14th Nov 2024 11:55
(Alliance News) - Great Portland Estates PLC on Thursday said it swung to a profit in the first half of its current financial year, as it returned to a surplus on investment properties.
The London-based commercial property company said it swung to a pretax profit of GBP29.9 million during the six months that ended September 30, from a loss of GBP253.4 million the previous year.
This was primarily due to the company's surplus from investment properties swinging to GBP19.0 million, from a deficit of GBP219.7 million the year before.
Revenue, however, fell 5.8% to GBP44.9 million from GBP47.6 million, while cost of sales increased 3.0% to GBP16.8 million from GBP16.3 million.

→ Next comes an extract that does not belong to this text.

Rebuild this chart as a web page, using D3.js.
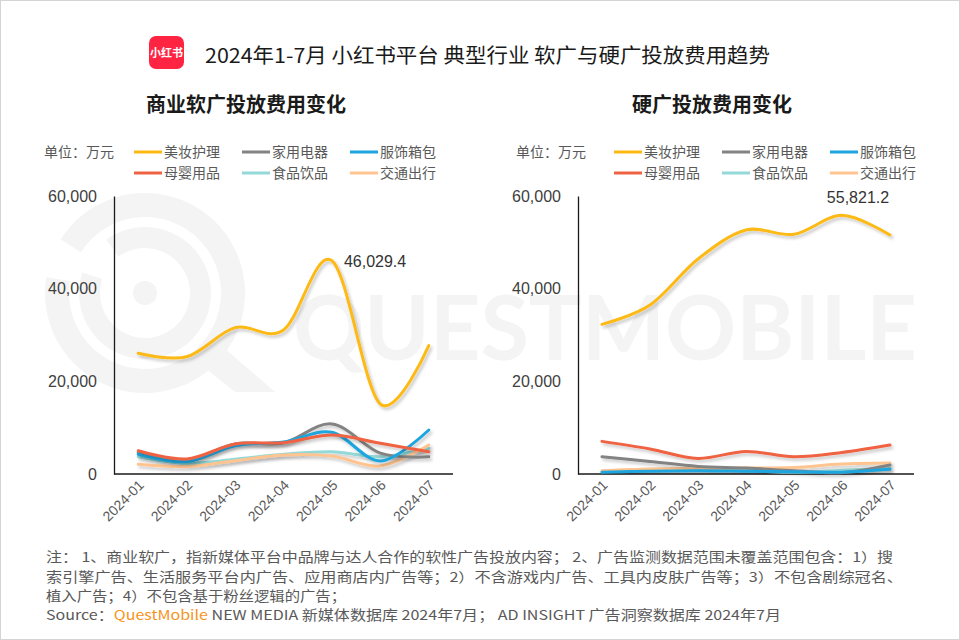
<!DOCTYPE html>
<html><head><meta charset="utf-8">
<script src="https://cdn.jsdelivr.net/npm/d3@7"></script>
<style>body{margin:0;background:#fff} svg{display:block}</style>
</head><body><svg id="c" width="960" height="640"></svg>
<script>
// ---------- data ----------
const months = ["2024-01","2024-02","2024-03","2024-04","2024-05","2024-06","2024-07"];
const seriesNames = ["美妆护理","家用电器","服饰箱包","母婴用品","食品饮品","交通出行"];
const seriesColors = ["#FDB913","#838383","#1EA5DE","#EF6243","#94D9D8","#FFC48F"];
const yTicks = [0, 20000, 40000, 60000];

// 商业软广 (soft ads)
const softBeauty    = [26050, 25300, 31580, 31080, 46029.4, 15100, 27700];
const softAppliance = [4600, 3000, 6500, 6700, 10800, 4500, 3700];
const softApparel   = [4250, 2660, 6110, 6900, 9000, 2800, 9500];
const softBaby      = [5030, 3240, 6470, 6760, 8420, 6620, 4820];
const softFood      = [3740, 2300, 3170, 4250, 4820, 3740, 5540];
const softTravel    = [2090, 1580, 2880, 4100, 3880, 1730, 6260];

// 硬广 (hard ads)
const hardBeauty    = [32300, 36470, 46400, 52660, 51730, 55821.2, 51580];
const hardAppliance = [3730, 2720, 1640, 1300, 710, 300, 1940];
const hardApparel   = [400, 600, 700, 600, 500, 400, 1000];
const hardBaby      = [7040, 5400, 3370, 4880, 3730, 4660, 6260];
const hardFood      = [600, 900, 900, 800, 300, 800, 1200];
const hardTravel    = [710, 1080, 1200, 1300, 1420, 2160, 2370];

const softLabel = {index: 4, text: "46,029.4"};
const hardLabel = {index: 5, text: "55,821.2"};

// ---------- drawing ----------
const svg = d3.select("#c");
const CJK = "'Noto Sans CJK SC','Noto Sans',sans-serif";
const NUM = "'Liberation Sans',Arial,sans-serif";

svg.append("rect").attr("x",0.5).attr("y",0.5).attr("width",959).attr("height",639)
  .attr("fill","#fff").attr("stroke","#d4d4d4");

const defs = svg.append("defs");
const f = defs.append("filter").attr("id","sh").attr("x","-10%").attr("y","-20%").attr("width","120%").attr("height","160%");
f.append("feDropShadow").attr("dx",2).attr("dy",2.5).attr("stdDeviation",1.6)
  .attr("flood-color","#000").attr("flood-opacity",0.22);

// watermark
const wm = svg.append("g").attr("fill","none").attr("stroke","#f4f4f4");
wm.append("circle").attr("cx",145).attr("cy",293).attr("r",12).attr("fill","#f4f4f4").attr("stroke","none");
const arc = d3.arc();
wm.append("path").attr("transform","translate(145,293)")
  .attr("d", arc({innerRadius:76, outerRadius:100, startAngle:-Math.PI*0.32, endAngle:Math.PI*1.55}))
  .attr("fill","#f4f4f4").attr("stroke","none");
wm.append("path").attr("transform","translate(145,293)")
  .attr("d", arc({innerRadius:45, outerRadius:66, startAngle:-Math.PI*0.2, endAngle:Math.PI*1.6}))
  .attr("fill","#f4f4f4").attr("stroke","none");
wm.append("path").attr("d","M195,360 L235,392 L275,392 L215,340 Z").attr("fill","#f4f4f4").attr("stroke","none");
svg.append("text").attr("x",293).attr("y",360).attr("font-family","Lato,'Noto Sans',sans-serif")
  .attr("font-weight",700).attr("font-size",90).attr("fill","#f4f4f4")
  .attr("textLength",624).attr("lengthAdjust","spacingAndGlyphs").text("QUESTMOBILE");

// title + logo
svg.append("rect").attr("x",149).attr("y",36).attr("width",35).attr("height",33).attr("rx",7)
  .attr("fill","#FF2442");
svg.append("text").attr("x",166.5).attr("y",57).attr("text-anchor","middle")
  .attr("font-family",CJK).attr("font-weight",700).attr("font-size",11).attr("fill","#fff").text("小红书");
svg.append("text").attr("x",205).attr("y",63).attr("font-family",CJK).attr("font-size",20)
  .attr("fill","#1a1a1a").attr("textLength",565).attr("lengthAdjust","spacingAndGlyphs")
  .text("2024年1-7月 小红书平台 典型行业 软广与硬广投放费用趋势");

function drawChart(cfg){
  const g = svg.append("g");
  g.append("text").attr("x",cfg.titleX).attr("y",112).attr("text-anchor","middle")
    .attr("font-family",CJK).attr("font-weight",700).attr("font-size",20).attr("fill","#1a1a1a").text(cfg.title);

  // legend
  g.append("text").attr("x",cfg.unitX).attr("y",157).attr("font-family",CJK).attr("font-size",14)
    .attr("fill","#595959").text("单位：万元");
  seriesNames.forEach((n,i)=>{
    const col = i%3, row = Math.floor(i/3);
    const lx = cfg.legendX + col*108, ly = 152 + row*21;
    g.append("line").attr("x1",lx).attr("x2",lx+28).attr("y1",ly).attr("y2",ly)
      .attr("stroke",seriesColors[i]).attr("stroke-width",3);
    g.append("text").attr("x",lx+30).attr("y",ly+5).attr("font-family",CJK).attr("font-size",14)
      .attr("fill","#595959").text(n);
  });

  const x = d3.scalePoint().domain(months).range(cfg.xRange).padding(0.5);
  const y = d3.scaleLinear().domain([0,60000]).range([474,196]);

  const ya = g.append("g").attr("transform",`translate(${cfg.xRange[0]},0)`)
    .call(d3.axisLeft(y).tickValues(yTicks).tickFormat(d3.format(",")).tickSize(0).tickSizeOuter(0).tickPadding(17));
  ya.select(".domain").attr("stroke","#1a1a1a").attr("stroke-width",1.3);
  ya.selectAll("text").attr("font-family",NUM).attr("font-size",16).attr("fill","#404040");

  const xa = g.append("g").attr("transform","translate(0,474)")
    .call(d3.axisBottom(x).tickSize(0).tickSizeOuter(0).tickPadding(0));
  xa.select(".domain").attr("stroke","#1a1a1a").attr("stroke-width",1.3)
    .attr("d",`M${cfg.xRange[0]},0H${cfg.xRange[1]}`);
  xa.selectAll("text").attr("font-family",NUM).attr("font-size",14).attr("fill","#595959")
    .attr("text-anchor","end").attr("dy",0).attr("transform","translate(6,12) rotate(-45)");

  const line = d3.line().x((d,i)=>x(months[i])).y(d=>y(d)).curve(d3.curveCardinal.tension(0));
  const order = [4,5,1,2,3,0];
  order.forEach(i=>{
    g.append("path").attr("d",line(cfg.data[i])).attr("fill","none")
      .attr("stroke",seriesColors[i]).attr("stroke-width",3).attr("stroke-linecap","round")
      .attr("filter","url(#sh)");
  });

  const L = cfg.label;
  g.append("text").attr("x",x(months[L.index])+cfg.labelDx).attr("y",y(cfg.data[0][L.index])+cfg.labelDy)
    .attr("text-anchor",cfg.labelAnchor).attr("font-family",NUM).attr("font-size",16).attr("fill","#333")
    .text(L.text);
}

drawChart({
  title:"商业软广投放费用变化", titleX:246, unitX:44, legendX:134,
  xRange:[114,453],
  data:[softBeauty,softAppliance,softApparel,softBaby,softFood,softTravel],
  label:softLabel, labelDx:12, labelDy:6, labelAnchor:"start"
});
drawChart({
  title:"硬广投放费用变化", titleX:712, unitX:516, legendX:614,
  xRange:[578,914],
  data:[hardBeauty,hardAppliance,hardApparel,hardBaby,hardFood,hardTravel],
  label:hardLabel, labelDx:16, labelDy:-12, labelAnchor:"middle"
});

// footnote
const notes = [
  {t:"注： 1、商业软广，指新媒体平台中品牌与达人合作的软性广告投放内容； 2、广告监测数据范围未覆盖范围包含：1）搜", y:562, w:847},
  {t:"索引擎广告、生活服务平台内广告、应用商店内广告等；2）不含游戏内广告、工具内皮肤广告等；3）不包含剧综冠名、", y:582, w:857},
  {t:"植入广告；4）不包含基于粉丝逻辑的广告；", y:601, w:300}
];
notes.forEach(n=>{
  svg.append("text").attr("x",46).attr("y",n.y).attr("font-family",CJK).attr("font-size",13.5)
    .attr("fill","#595959").attr("textLength",n.w).attr("lengthAdjust","spacingAndGlyphs").text(n.t);
});
const src = svg.append("text").attr("x",46).attr("y",620).attr("font-family",CJK).attr("font-size",13.5)
  .attr("fill","#595959").attr("textLength",735).attr("lengthAdjust","spacingAndGlyphs");
src.append("tspan").text("Source：");
src.append("tspan").attr("fill","#F7941D").text("QuestMobile");
src.append("tspan").text(" NEW MEDIA 新媒体数据库 2024年7月； AD INSIGHT 广告洞察数据库 2024年7月");
</script></body></html>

This was offset by administrative expenses reducing 6.9% to GBP19.5 million from GBP20.9 million, and the company's share of results from joint ventures swinging to GBP6.7 million from a loss of GBP39.6 million a year prior.
Net assets per share on September 30 were 477 pence, down 13% from 542p year-on-year.

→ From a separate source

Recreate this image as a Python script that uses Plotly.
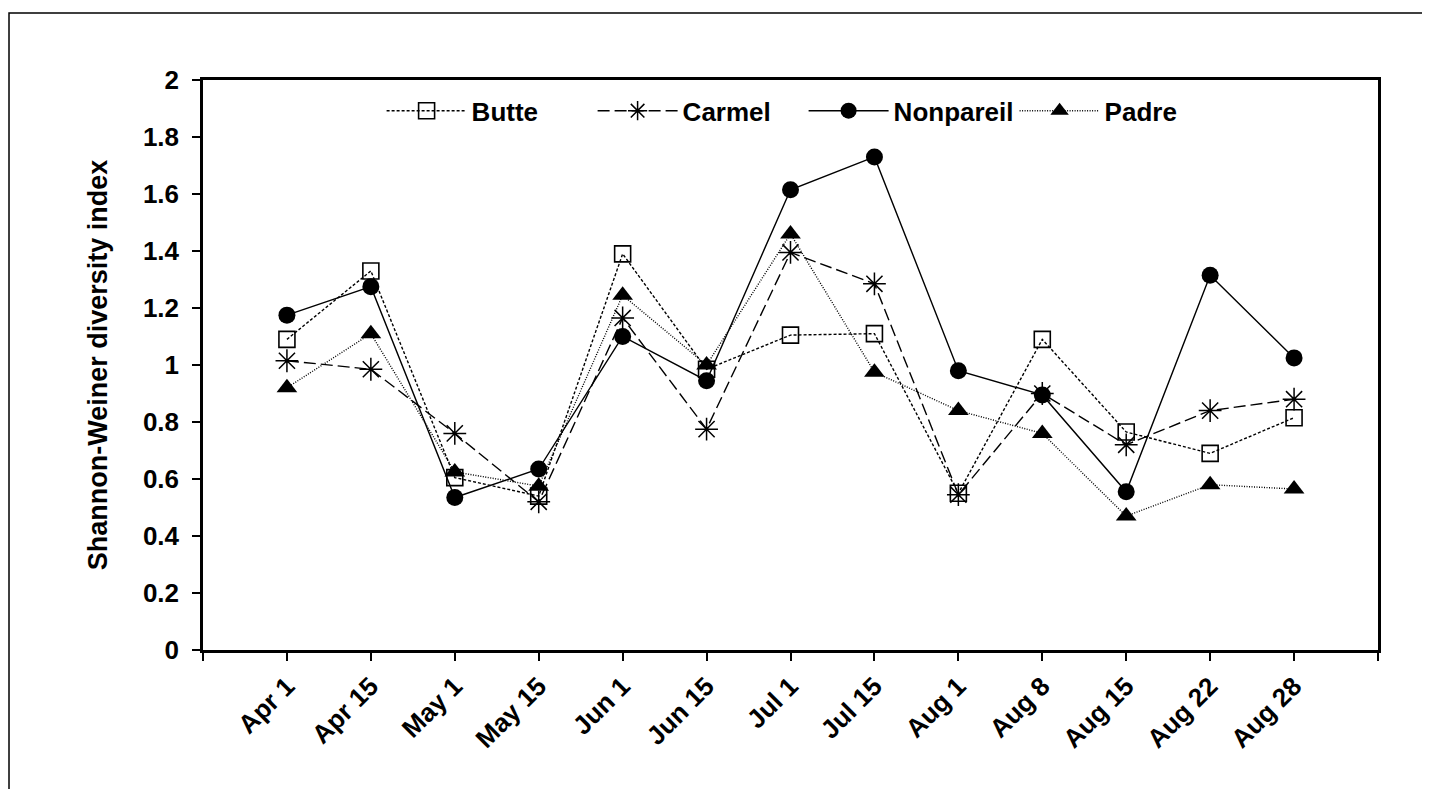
import plotly.graph_objects as go

dates = ["Apr 1", "Apr 15", "May 1", "May 15", "Jun 1", "Jun 15", "Jul 1",
         "Jul 15", "Aug 1", "Aug 8", "Aug 15", "Aug 22", "Aug 28"]
butte = [1.09, 1.33, 0.605, 0.54, 1.39, 0.985, 1.105, 1.11, 0.55, 1.09, 0.765, 0.69, 0.815]
carmel = [1.015, 0.985, 0.76, 0.52, 1.165, 0.775, 1.395, 1.285, 0.545, 0.9, 0.72, 0.84, 0.88]
nonpareil = [1.175, 1.275, 0.535, 0.635, 1.1, 0.945, 1.615, 1.73, 0.98, 0.895, 0.555, 1.315, 1.025]
padre = [0.92, 1.11, 0.625, 0.575, 1.245, 1.0, 1.46, 0.975, 0.84, 0.76, 0.47, 0.58, 0.565]
y_ticks = [0, 0.2, 0.4, 0.6, 0.8, 1, 1.2, 1.4, 1.6, 1.8, 2]
y_ticktext = ["0", "0.2", "0.4", "0.6", "0.8", "1", "1.2", "1.4", "1.6", "1.8", "2"]

xpos = list(range(1, len(dates) + 1))
FONT = "Liberation Sans, Arial, sans-serif"

fig = go.Figure()
series = [
    ("Butte", butte, dict(symbol="square-open", size=16, color="black", line=dict(width=1.6, color="black")), "3px,2px"),
    ("Carmel", carmel, dict(symbol="asterisk-open", size=19, color="black", line=dict(width=1.5, color="black")), "12px,5px"),
    ("Nonpareil", nonpareil, dict(symbol="circle", size=17, color="black"), "solid"),
    ("Padre", padre, dict(symbol="triangle-up", size=18, color="black"), "1px,1.5px"),
]
for name, vals, mk, dash in series:
    fig.add_trace(go.Scatter(
        x=xpos, y=vals, name=name, mode="lines+markers",
        line=dict(color="black", width=1.4, dash=dash),
        marker=mk,
    ))

fig.update_layout(
    width=1422, height=781,
    margin=dict(l=195, r=52, t=72, b=139),
    paper_bgcolor="white", plot_bgcolor="white",
    font=dict(family=FONT, color="black", size=26),
    showlegend=True,
    legend=dict(
        orientation="h", x=0.152, y=0.946, xanchor="left", yanchor="middle",
        font=dict(family=FONT, size=26, color="black", weight="bold"),
        itemwidth=80, entrywidth=116, entrywidthmode="pixels",
        bgcolor="rgba(0,0,0,0)", traceorder="normal",
    ),
    xaxis=dict(
        range=[0, 14], tickmode="array",
        tickvals=list(range(0, 15)),
        ticktext=[""] + dates + [""],
        tickangle=-45, ticks="outside", ticklen=8, tickwidth=2, tickcolor="black",
        showline=True, linecolor="black", linewidth=2.5, mirror=True,
        showgrid=False, zeroline=False, ticklabelstandoff=0,
        tickfont=dict(family=FONT, size=26, color="black", weight="bold"),
    ),
    yaxis=dict(
        range=[0, 2], tickmode="array", tickvals=y_ticks, ticktext=y_ticktext,
        ticks="outside", ticklen=8, tickwidth=2, tickcolor="black",
        showline=True, linecolor="black", linewidth=2.5, mirror=True,
        showgrid=False, zeroline=False, ticklabelstandoff=8,
        tickfont=dict(family=FONT, size=26, color="black", weight="bold"),
        title=dict(text="Shannon-Weiner diversity index", standoff=28,
                   font=dict(family=FONT, size=27, color="black", weight="bold")),
    ),
    shapes=[dict(type="rect", xref="paper", yref="paper",
                 x0=-0.1651, x1=1.0391, y0=-0.27, y1=1.1175,
                 line=dict(color="black", width=1.5), layer="below")],
)

fig.write_html("out.html")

Great Portland Estates declared an interim dividend of 2.9p per share, which was 47% lower than 4.7p last year.
Chief Executive Officer Toby Courtauld said: "We are pleased to report on another successful operational performance, despite challenging political and economic conditions and fluctuating sector sentiment over the first half.
"With deep customer demand for prime, sustainable spaces in our core markets and an increasing shortage of such supply, we are well-placed to capitalise; our leasing is strong, beating the valuer's estimates by 7% on average with our spaces currently under offer some 16% ahead. We expect our rents to continue rising, reaffirming our rental growth guidance, as we fill our well-timed and located, sustainable developments and refurbishments, growing our rent roll by some 99% from our existing commitments alone.
"We added substantially to our platform for growth during the half through our successful GBP350 million rights issue in June and a further GBP400 million of debt issuance since then. With a circa GBP1 billion pipeline of potential purchases under review, we expect to transact further in the second half, supplementing our exceptional on-site and near-term development programme, which already covers 1.2 million square feet and will generate significant surpluses."
Broker Shore Capital forecast GBP107.7 million in full-year revenue for Great Portland Estates, for the year due to end March 21, 2025, which would represent a 12% growth from GBP95.4 million last year.
Shares in Great Portland Estates were down 0.2% at 299.50 pence each in London on Thursday morning.